How else can we get variation to add visual interest to the cornucopia? Let’s try other shapes. Squares and pentagons looked a bit blocky for flowers, but there’s another obvious five-pointed shape: the pentagram, or five-pointed star. Swapping in that shape and playing with parameters again yielded the following design, which is even more floral-looking than the triangular one. PFT1
Beyond five-pointed figures, the complexity detracted from the design, so the natural thing was to return to four-pointed shapes. Since squares didn’t scan as flowers, and pentagrams worked well, the next thing to try was tetragrams. And indeed, with more parameter tweaking you can find designs like this:
Now it’s time to leave the digital modeling world and make the flowers in the physical one. To do this, we simply add an offset to the position of each of the shapes of each flower, to spread them all out, and produce image files like these: PFT1 PFT2 PFT3 PFP1 PFP2 PFQ1PFQ2. (I also added a dot on each shape that is in the same place when they are overlapping as designed, to guide the construction of the flowers.)

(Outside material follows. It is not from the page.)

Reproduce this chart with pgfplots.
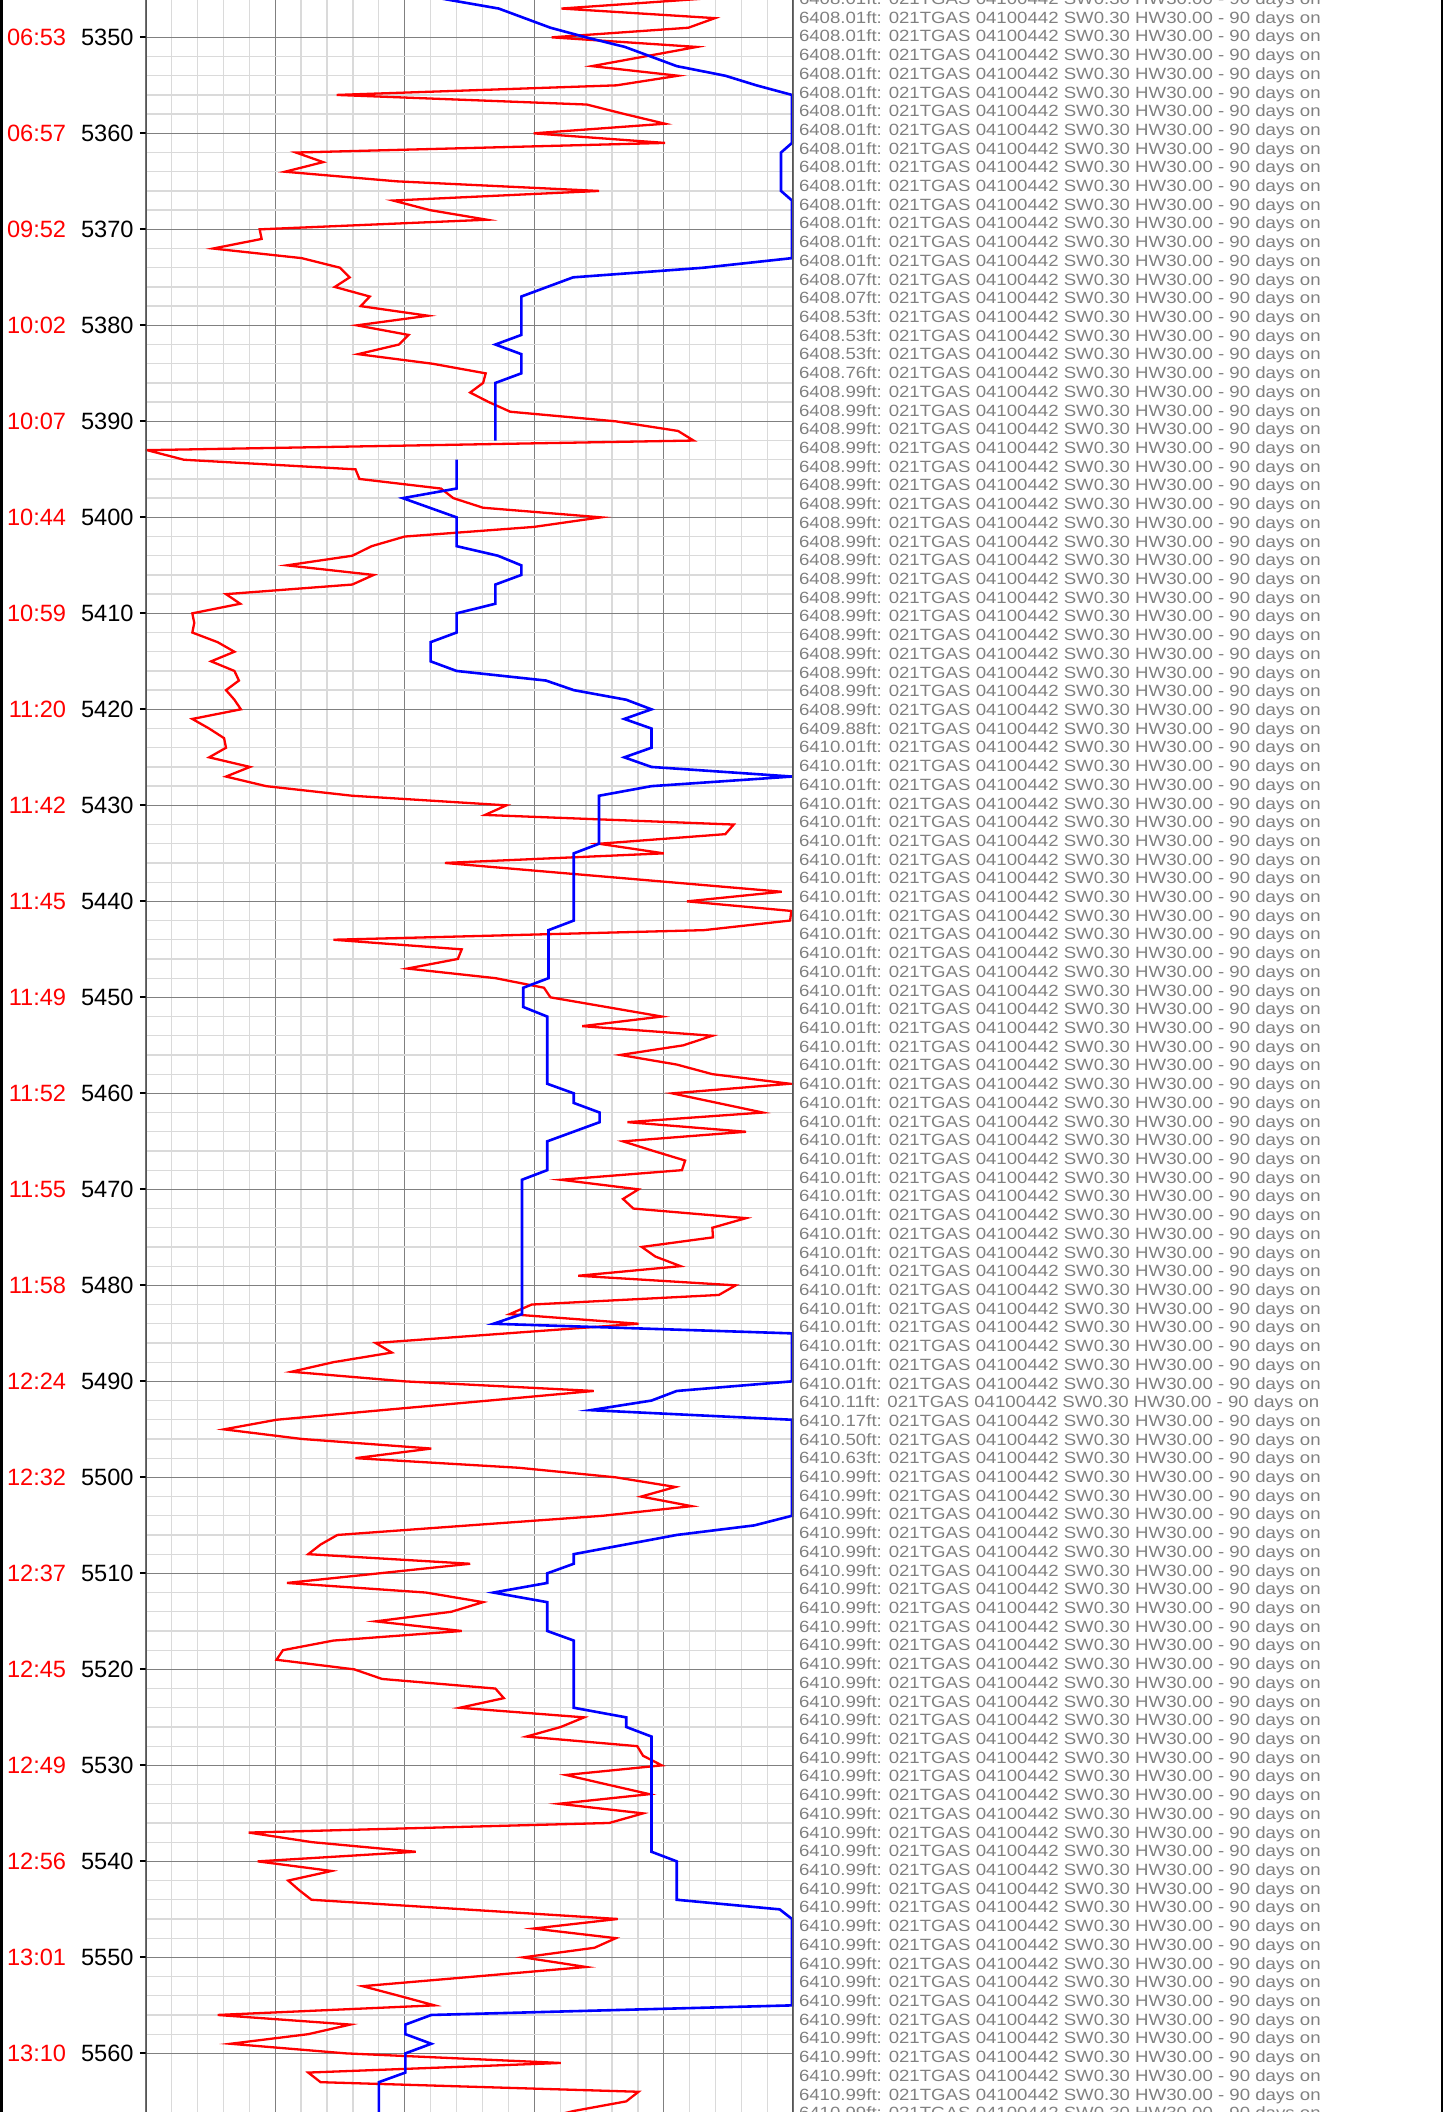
\documentclass[border=0pt]{standalone}
\usepackage{pgfplots}
\pgfplotsset{compat=1.18}
\usepackage{fontspec}
\setmainfont{Liberation Sans}
\newfontfamily\logfont[FakeStretch=1.143]{Liberation Sans}
\definecolor{loggray}{RGB}{128,128,128}
\definecolor{majgrid}{RGB}{128,128,128}
\definecolor{mingrid}{RGB}{218,218,218}
\definecolor{axgray}{RGB}{85,85,85}

\pgfplotstableread{
x y
86 5345
85.5 5346
64.2 5347
87.9 5348
83.8 5349
62.7 5350
85.1 5351
77 5352
68.9 5353
82.2 5354
72.7 5355
29.5 5356
68.1 5357
74 5358
80.2 5359
59.9 5360
80.2 5361
23.2 5362
27.4 5363
21.5 5364
38.8 5365
70 5366
38.2 5367
43.9 5368
52.7 5369
17.6 5370
17.9 5371
10.4 5372
24.1 5373
30 5374
31.5 5375
29.2 5376
34.6 5377
33.2 5378
43.6 5379
32.6 5380
40.6 5381
39.1 5382
32.8 5383
44.3 5384
52.5 5385
52.1 5386
50.1 5387
53 5388
56.3 5389
72.6 5390
82.2 5391
84.6 5392
0.2 5393
5.9 5394
32.4 5395
33 5396
45.6 5397
47.5 5398
52.1 5399
70.3 5400
59.9 5401
40 5402
34.9 5403
31.9 5404
21.8 5405
35.2 5406
31.9 5407
12.4 5408
14.6 5409
7.2 5410
7.5 5411
7.2 5412
11.1 5413
13.7 5414
10.1 5415
13.7 5416
14.4 5417
12.4 5418
13.7 5419
14.7 5420
7.2 5421
9.8 5422
12.1 5423
12.4 5424
9.8 5425
16.1 5426
12.4 5427
18.6 5428
31.9 5429
55.7 5430
52.4 5431
90.8 5432
89.5 5433
70 5434
80 5435
46.2 5436
63.5 5437
80.9 5438
98.2 5439
83.6 5440
99.7 5441
99.5 5442
86.2 5443
29 5444
48.8 5445
48.2 5446
40.4 5447
54 5448
61.5 5449
62.5 5450
71.1 5451
79.7 5452
67.4 5453
87.5 5454
83 5455
73.3 5456
82 5457
87.5 5458
99.5 5459
81.3 5460
88.3 5461
95.3 5462
74.4 5463
92.7 5464
73.7 5465
78.4 5466
83.3 5467
82.8 5468
64.1 5469
76.1 5470
73.7 5471
75.3 5472
92.7 5473
87.5 5474
87.6 5475
76.6 5476
78.7 5477
82.6 5478
66.8 5479
91.1 5480
88.5 5481
59.6 5482
56.2 5483
76.1 5484
55.8 5485
35.5 5486
38 5487
29 5488
22.5 5489
40 5490
69.2 5491
53 5492
36.5 5493
20.2 5494
12.1 5495
24.1 5496
44.1 5497
32.4 5498
57.6 5499
72.6 5500
81.8 5501
76.5 5502
84.3 5503
70.6 5504
50 5505
29.6 5506
27 5507
25.1 5508
50.1 5509
36 5510
21.8 5511
43.3 5512
52.1 5513
47.2 5514
35.5 5515
48.8 5516
29 5517
21.2 5518
20.2 5519
32.2 5520
36.5 5521
54 5522
55.3 5523
48.5 5524
67.7 5525
64.1 5526
58.8 5527
75.9 5528
76.8 5529
79.7 5530
64.9 5531
71.3 5532
77.8 5533
63.8 5534
76.8 5535
71.6 5536
15.9 5537
25.7 5538
41.7 5539
17.3 5540
28.7 5541
22 5542
23.7 5543
25.6 5544
49.2 5545
72.9 5546
59.9 5547
72.6 5548
69.3 5549
58.3 5550
68 5551
50.8 5552
33.5 5553
39.1 5554
44.6 5555
11.1 5556
31.6 5557
25.1 5558
13.1 5559
30.9 5560
64.1 5561
25.1 5562
27 5563
76.1 5564
74.2 5565
66.1 5566
60 5567
}\redtable

\pgfplotstableread{
x y
40 5345
46 5346
54.5 5347
58.5 5348
62.5 5349
68 5350
74 5351
78 5352
82 5353
89.5 5354
94.3 5355
99.8 5356
99.8 5361
98.1 5362
98.1 5366
99.8 5367
99.8 5373
86.1 5374
66 5375
62 5376
58 5377
58 5381
54 5382
58 5383
58 5385
54 5386
54 5392
nan nan
48 5394
48 5397
39.7 5398
48 5400
48 5403
54.4 5404
58 5405
58 5406
54 5407
54 5409
48 5410
48 5412
44 5413
44 5415
48 5416
61.8 5417
66.1 5418
74.2 5419
78.1 5420
73.9 5421
78.1 5422
78.1 5424
73.9 5425
78.1 5426
99.8 5427
78.1 5428
70 5429
70 5434
66.1 5435
66.1 5442
62.2 5443
62.2 5448
58.3 5449
58.3 5451
62 5452
62 5459
66.1 5460
66.1 5461
70.1 5462
70.1 5463
62 5465
62 5468
58.1 5469
58.1 5483
53.7 5484
99.8 5485
99.8 5490
82 5491
78.1 5492
68.7 5493
99.8 5494
99.8 5504
94 5505
82 5506
66.1 5508
66.1 5509
62 5510
62 5511
53.7 5512
62 5513
62 5516
66.1 5517
66.1 5524
74.2 5525
74.2 5526
78.1 5527
78.1 5539
82 5540
82 5544
97.9 5545
99.8 5546
99.8 5555
44.1 5556
40.1 5557
40.1 5558
44.1 5559
40.1 5560
40.1 5562
36 5563
36 5567
}\bluetable

\begin{document}
\begin{tikzpicture}[x=1pt,y=1pt]
\useasboundingbox (0,0) rectangle (724,1056);
\clip (0,0) rectangle (724,1056);
\begin{axis}[
  at={(72.85pt,0pt)}, anchor=south west,
  scale only axis, width=323.8pt, height=1056pt,
  xmin=0, xmax=100, ymin=5346.115, ymax=5566.11, y dir=reverse,
  xtick={0,20,...,100}, xticklabels={},
  minor x tick num=4,
  ytick={5350,5360,...,5560},
  minor y tick num=4,
  yticklabels={
    \textcolor{red}{06:53}\hspace{7.5pt}5350,
    \textcolor{red}{06:57}\hspace{7.5pt}5360,
    \textcolor{red}{09:52}\hspace{7.5pt}5370,
    \textcolor{red}{10:02}\hspace{7.5pt}5380,
    \textcolor{red}{10:07}\hspace{7.5pt}5390,
    \textcolor{red}{10:44}\hspace{7.5pt}5400,
    \textcolor{red}{10:59}\hspace{7.5pt}5410,
    \textcolor{red}{11:20}\hspace{7.5pt}5420,
    \textcolor{red}{11:42}\hspace{7.5pt}5430,
    \textcolor{red}{11:45}\hspace{7.5pt}5440,
    \textcolor{red}{11:49}\hspace{7.5pt}5450,
    \textcolor{red}{11:52}\hspace{7.5pt}5460,
    \textcolor{red}{11:55}\hspace{7.5pt}5470,
    \textcolor{red}{11:58}\hspace{7.5pt}5480,
    \textcolor{red}{12:24}\hspace{7.5pt}5490,
    \textcolor{red}{12:32}\hspace{7.5pt}5500,
    \textcolor{red}{12:37}\hspace{7.5pt}5510,
    \textcolor{red}{12:45}\hspace{7.5pt}5520,
    \textcolor{red}{12:49}\hspace{7.5pt}5530,
    \textcolor{red}{12:56}\hspace{7.5pt}5540,
    \textcolor{red}{13:01}\hspace{7.5pt}5550,
    \textcolor{red}{13:10}\hspace{7.5pt}5560},
  yticklabel style={font=\fontsize{11.8}{14}\selectfont, anchor=east, inner sep=0pt, xshift=-3pt},
  ytick pos=left,
  tick align=outside,
  major tick length=2.85pt,
  ytick style={black, line width=1pt},
  xtick style={draw=none},
  minor tick style={draw=none},
  grid=both,
  major grid style={majgrid, line width=0.55pt},
  minor grid style={mingrid, line width=0.65pt},
  axis line style={draw=none},
  unbounded coords=jump,
]
\addplot[red, line width=1.15pt, line join=miter] table[x=x, y=y] {\redtable};
\addplot[blue, line width=1.3pt, line join=miter] table[x=x, y=y] {\bluetable};
\draw[axgray, line width=1pt] (rel axis cs:0,0) -- (rel axis cs:0,1);
\draw[axgray, line width=1pt] (rel axis cs:1,0) -- (rel axis cs:1,1);
\end{axis}
\foreach \dv [count=\i from 0] in {
6408.01,6408.01,6408.01,6408.01,6408.01,6408.01,6408.01,6408.01,6408.01,6408.01,
6408.01,6408.01,6408.01,6408.01,6408.01,6408.07,6408.07,6408.53,6408.53,6408.53,
6408.76,6408.99,6408.99,6408.99,6408.99,6408.99,6408.99,6408.99,6408.99,6408.99,
6408.99,6408.99,6408.99,6408.99,6408.99,6408.99,6408.99,6408.99,6408.99,6409.88,
6410.01,6410.01,6410.01,6410.01,6410.01,6410.01,6410.01,6410.01,6410.01,6410.01,
6410.01,6410.01,6410.01,6410.01,6410.01,6410.01,6410.01,6410.01,6410.01,6410.01,
6410.01,6410.01,6410.01,6410.01,6410.01,6410.01,6410.01,6410.01,6410.01,6410.01,
6410.01,6410.01,6410.01,6410.01,6410.01,6410.11,6410.17,6410.50,6410.63,6410.99,
6410.99,6410.99,6410.99,6410.99,6410.99,6410.99,6410.99,6410.99,6410.99,6410.99,
6410.99,6410.99,6410.99,6410.99,6410.99,6410.99,6410.99,6410.99,6410.99,6410.99,
6410.99,6410.99,6410.99,6410.99,6410.99,6410.99,6410.99,6410.99,6410.99,6410.99,
6410.99,6410.99,6410.99,6410.99}{
  \node[anchor=base west, inner sep=0pt, text=loggray, font=\logfont\fontsize{8.15}{9}\selectfont]
    at (399.3, {1053.75-9.355*\i}) {\dv ft: 021TGAS 04100442 SW0.30 HW30.00 - 90 days on};
}
\draw[black, line width=1.5pt] (0.75,0) -- (0.75,1056);
\draw[black, line width=1.1pt] (721,0) -- (721,1056);
\end{tikzpicture}
\end{document}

Print those sheets out, and cut out each shape carefully with sharp scissors. (It works best on the concave angles of the pentagrams between the points to cut from the outer points in toward the center so that the two cuts meet at the inner vertex and separate the star from thesurrounding paper, rather than to try to get your scissors to start cutting from the inside of that narrow angle.) Here are all of the triangles, for example, lined up in size order — which is important, since you will be constructing the flowers in order from largest to smallest “petals”.
To assemble the flower, push a pin through the marked point on each shape one at a time to create a hole in that spot.
Then stack the shapes in order from largest to smallest onto the shaft of a flat-headed thumbtack. It’s easiest to keep them roughly lined up as you go.
You want to orient each triangle so that it looks the most similar it can to the one below; it will never look identical, because it’s smaller and the hole is in a different relative location, to produce the attractive “swirl” of these flowers. When you have them all stacked up, transfer them to an attractive pushpin with the head on top, and bend the shaft of the pushpin on the backside to lock them in place.
Finally, swirl the successive triangles to produce the floral pattern we modeled. Voila!
The flowers based on the other two shapes are constructed similarly, producing an ever-growing bounty for our mathematical cornucopia.